À Dingo, Bofa apporte sa tendresse pour ces animaux qui « ne savent pas qu’ils ont une âme […] et pas davantage qu’ils ont une Famille, une Patrie et qu’il y a un Dieu. » Grand dessinateur animalier, comme le prouvent Zoo et les Fables de La Fontaine, il donne ce commentaire « honnêtement canin » que voulait Mirbeau et, contrairement au romancier, ne cède jamais à l’anthropomorphisme ou au symbolisme. Dingo est d’abord un chien, et rien d’autre qu’un chien. Ainsi, il n’y a rien d’humain dans la façon dont il observe son maître au chevet de sa femme, mais une inquiétude toute animale.

            Le Théâtre ne propose en fait que trois pièces : Les Mauvais bergers, Les affaires sont les affaires et Le Foyer. Retrouvant la simplicité du théâtre de marionnettes d’Alfred Jarry, Bofa plante les personnages sur une scène esquissée, dans un décor minimaliste, et les représente, non comme le dramaturge les décrit, mais tels que la lecture les lui fait voir. La vérité des attitudes mène à celle des caractères, même si, pour l’obtenir, Bofa torture sans pitié le corps humain.

Son trait spontané et expressionniste, tout en repentirs et en mouvements, est décrit, a priori, dans Dingo : « Ce sont les disproportions de ses formes et leur apparent désaccord, “ses fautes de dessin”, dirait l’École des Beaux-Arts, son aspect radieusement caricatural qui me ravissent et qui rendent si émouvants, pour moi, barbare, cette fleur d’esquisse, ce prestige tout neuf d’une chose qui commence. »
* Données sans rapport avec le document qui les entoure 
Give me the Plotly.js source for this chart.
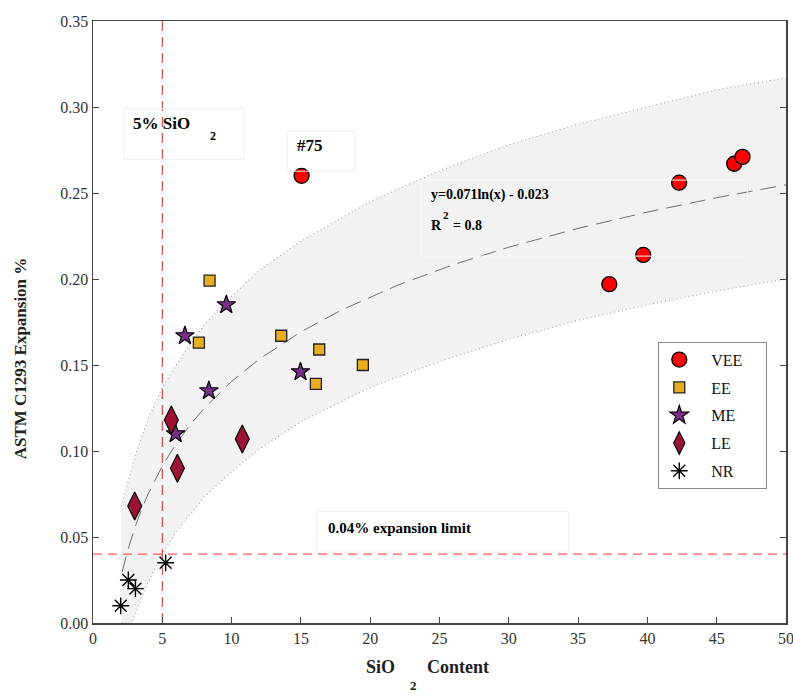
<!DOCTYPE html>
<html>
<head>
<meta charset="utf-8">
<script src="https://cdn.plot.ly/plotly-3.0.1.min.js"></script>
<style>html,body{margin:0;padding:0;background:#fff;}#chart{width:793px;height:696px;}</style>
</head>
<body>
<div id="chart"></div>
<script>
// ---- data ----
const veeX = [15.05, 37.25, 39.70, 42.29, 46.26, 46.86];
const veeY = [0.260, 0.197, 0.214, 0.256, 0.267, 0.271];

const eeX = [8.41, 7.64, 13.58, 16.32, 19.47, 16.08];
const eeY = [0.199, 0.163, 0.167, 0.159, 0.150, 0.139];

const meX = [9.62, 6.63, 14.97, 8.36, 5.96];
const meY = [0.185, 0.167, 0.146, 0.135, 0.110];

const leX = [5.65, 10.77, 6.09, 3.01];
const leY = [0.118, 0.107, 0.090, 0.068];

const nrX = [5.24, 2.55, 3.06, 2.00];
const nrY = [0.035, 0.025, 0.020, 0.010];

// confidence band
const bandX     = [2.05, 2.5, 2.75, 3, 3.5, 4, 5, 6, 7, 8, 10, 12, 15, 20, 25, 30, 35, 40, 45, 50];
const bandUpper = [0.068, 0.082, 0.089, 0.096, 0.108, 0.119, 0.137, 0.150, 0.162, 0.173, 0.190, 0.205, 0.222, 0.245, 0.263, 0.278, 0.290, 0.300, 0.310, 0.317];
const bandLower = [0.000, 0.000, 0.000, 0.004, 0.015, 0.024, 0.040, 0.053, 0.063, 0.073, 0.088, 0.101, 0.117, 0.137, 0.152, 0.165, 0.176, 0.185, 0.193, 0.200];

// regression shown on the chart: y = 0.071 ln(x) - 0.023
const trendA = 0.071, trendB = -0.023;
const trendX = [2.1, 2.5, 3, 3.5, 4, 5, 6, 7, 8, 10, 12, 15, 18, 22, 26, 30, 35, 40, 45, 50];
const trendY = trendX.map(x => trendA * Math.log(x) + trendB);

const silicaLimit = 5;       // 5% SiO2
const expansionLimit = 0.04; // 0.04% expansion limit

const xTicks = [0, 5, 10, 15, 20, 25, 30, 35, 40, 45, 50];
const yTicks = [0, 0.05, 0.10, 0.15, 0.20, 0.25, 0.30, 0.35];

const serif = '"Liberation Serif", "Times New Roman", serif';
const lead = '\u00a0\u00a0\u00a0';
const tail = '<span style="color:rgba(0,0,0,0)">\u00a0M</span>';

const traces = [
  {x: bandX, y: bandLower, mode: 'lines', line: {color: '#a8a8a8', width: 1.2, dash: '1px,3px'}, showlegend: false, hoverinfo: 'skip'},
  {x: bandX, y: bandUpper, mode: 'lines', fill: 'tonexty', fillcolor: '#f2f2f2', line: {color: '#a8a8a8', width: 1.2, dash: '1px,3px'}, showlegend: false, hoverinfo: 'skip'},
  {x: trendX, y: trendY, mode: 'lines', line: {color: '#707070', width: 1, dash: '16px,8px'}, showlegend: false, hoverinfo: 'skip'},
  {x: [silicaLimit, silicaLimit], y: [0, 0.35], mode: 'lines', line: {color: '#c83030', width: 1, dash: '10px,6px'}, showlegend: false, hoverinfo: 'skip'},
  {x: [0, 50], y: [expansionLimit, expansionLimit], mode: 'lines', line: {color: '#ff5a5a', width: 1.2, dash: '9px,6px'}, showlegend: false, hoverinfo: 'skip'},
  {x: veeX, y: veeY, name: lead + 'VEE' + tail, legendgroup: 'a', mode: 'markers', marker: {symbol: 'circle', size: 15, color: '#ff0000', line: {color: '#000', width: 1.3}}},
  {x: eeX, y: eeY, name: lead + 'EE', legendgroup: 'b', mode: 'markers', marker: {symbol: 'square', size: 11, color: '#e8ae22', line: {color: '#222', width: 1.3}}},
  {x: meX, y: meY, name: lead + 'ME', legendgroup: 'c', mode: 'markers', marker: {symbol: 'star', size: 14, color: '#7b2d8b', line: {color: '#000', width: 1.2}}},
  {x: leX, y: leY, name: lead + 'LE', legendgroup: 'd', mode: 'markers', marker: {symbol: 'diamond-tall', size: 20, color: '#9c1334', line: {color: '#000', width: 1.2}}},
  {x: nrX, y: nrY, name: lead + 'NR', legendgroup: 'e', mode: 'markers', marker: {symbol: 'asterisk-open', size: 14, color: '#000', line: {color: '#000', width: 1.4}}}
];

const boxLine = {color: '#efefef', width: 1};
const layout = {
  width: 793, height: 696,
  margin: {l: 93, r: 7, t: 21, b: 73, autoexpand: false},
  paper_bgcolor: '#fff', plot_bgcolor: '#fff',
  font: {family: serif, size: 16, color: '#333'},
  showlegend: true,
  legend: {x: 0.8157, y: 0.4673, xanchor: 'left', yanchor: 'top', bgcolor: '#fff', bordercolor: '#888', borderwidth: 1,
           font: {family: serif, size: 16, color: '#111'}, tracegroupgap: 4, itemsizing: 'trace'},
  xaxis: {range: [0, 50], tickvals: xTicks, ticktext: xTicks.map(String), ticks: 'inside', ticklen: 6, tickcolor: '#444',
          ticklabeloverflow: 'allow', automargin: false,
          showline: true, linecolor: '#444', linewidth: 1.5, mirror: true, showgrid: false, zeroline: false,
          tickfont: {family: serif, size: 16, color: '#333'}},
  yaxis: {range: [0, 0.35], tickvals: yTicks, ticktext: yTicks.map(v => v.toFixed(2)), ticks: 'inside', ticklen: 6, tickcolor: '#444',
          automargin: false,
          showline: true, linecolor: '#444', linewidth: 1.5, mirror: 'ticks', showgrid: false, zeroline: false,
          tickfont: {family: serif, size: 16, color: '#333'}},
  shapes: [
    {type: 'rect', xref: 'x', yref: 'y', x0: 2.24, x1: 10.89, y0: 0.2695, y1: 0.2991, line: boxLine},
    {type: 'rect', xref: 'x', yref: 'y', x0: 14.02, x1: 18.92, y0: 0.2627, y1: 0.2861, line: boxLine},
    {type: 'rect', xref: 'x', yref: 'y', x0: 23.68, x1: 47.22, y0: 0.2133, y1: 0.2575, line: {color: '#f8f8f8', width: 1}},
    {type: 'rect', xref: 'x', yref: 'y', x0: 16.15, x1: 34.32, y0: 0.0412, y1: 0.0648, line: boxLine}
  ],
  annotations: [
    {text: '<b>5% SiO</b>', x: 2.77, y: 0.2906, xref: 'x', yref: 'y', xanchor: 'left', yanchor: 'middle', showarrow: false, font: {family: serif, size: 17, color: '#000'}},
    {text: '<b>2</b>', x: 8.65, y: 0.2832, xref: 'x', yref: 'y', xanchor: 'center', yanchor: 'middle', showarrow: false, font: {family: serif, size: 12, color: '#000'}},
    {text: '<b>#75</b>', x: 14.59, y: 0.2778, xref: 'x', yref: 'y', xanchor: 'left', yanchor: 'middle', showarrow: false, font: {family: serif, size: 17, color: '#000'}},
    {text: '<b>y=0.071ln(x) - 0.023</b>', x: 24.23, y: 0.2488, xref: 'x', yref: 'y', xanchor: 'left', yanchor: 'middle', showarrow: false, font: {family: serif, size: 14, color: '#000'}},
    {text: '<b>R</b>', x: 24.23, y: 0.2313, xref: 'x', yref: 'y', xanchor: 'left', yanchor: 'middle', showarrow: false, font: {family: serif, size: 14, color: '#000'}},
    {text: '<b>2</b>', x: 25.48, y: 0.2372, xref: 'x', yref: 'y', xanchor: 'center', yanchor: 'middle', showarrow: false, font: {family: serif, size: 11, color: '#000'}},
    {text: '<b>= 0.8</b>', x: 25.85, y: 0.2313, xref: 'x', yref: 'y', xanchor: 'left', yanchor: 'middle', showarrow: false, font: {family: serif, size: 14, color: '#000'}},
    {text: '<b>0.04% expansion limit</b>', x: 16.8, y: 0.0552, xref: 'x', yref: 'y', xanchor: 'left', yanchor: 'middle', showarrow: false, font: {family: serif, size: 15, color: '#000'}},
    {text: '<b>SiO</b>', x: 0.4154, y: -0.0725, xref: 'paper', yref: 'paper', xanchor: 'center', yanchor: 'middle', showarrow: false, font: {family: serif, size: 18, color: '#222'}},
    {text: '<b>2</b>', x: 0.4625, y: -0.103, xref: 'paper', yref: 'paper', xanchor: 'center', yanchor: 'middle', showarrow: false, font: {family: serif, size: 13, color: '#222'}},
    {text: '<b>Content</b>', x: 0.5266, y: -0.0725, xref: 'paper', yref: 'paper', xanchor: 'center', yanchor: 'middle', showarrow: false, font: {family: serif, size: 18, color: '#222'}},
    {text: '<b>ASTM C1293 Expansion %</b>', x: -0.105, y: 0.44, xref: 'paper', yref: 'paper', xanchor: 'center', yanchor: 'middle', textangle: -90, showarrow: false, font: {family: serif, size: 17, color: '#222'}}
  ]
};

Plotly.newPlot('chart', traces, layout, {displayModeBar: false, staticPlot: true});
</script>
</body>
</html>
Si  le frontispice du Théâtre aligne les personnages, bons et méchants, riches et pauvres, tels les pantins d’un jeu de massacre, Bofa, plus pessimiste au fond que Mirbeau, fait entrer, à la fin des Mauvais bergers, ce deus ex machina : un lignard attend docilement l’ordre de tirer sur les grévistes, avec cette légende cruelle : « Le soldat inconnu ».

E. P.-D.

 

            Bibliographie : Gus Bofa, Synthèses littéraires et extra-littéraires, éditions Cornélius, 2003 ; Octave Mirbeau, Dingo, dessins de Gus Bofa, les Éditions nationales, 1935 ; Octave Mirbeau, Théâtre, dessins de Gus Bofa, les Éditions nationales, 1935 ; Emmanuel Pollaud-Dulian, « D’un pessimisme l’autre : Gus Bofa illustrateur d’Octave Mirbeau », Cahiers Octave Mirbeau, n°12, 2005, pp. 206-231 ; Emmanuel Pollaud-Dulian, « Gus Bofa et la publicité Charron Limited », L’Europe en automobile – Octave Mirbeau écrivain voyageur, Presses Universitaires de Strasbourg, 2009, pp. 137-150.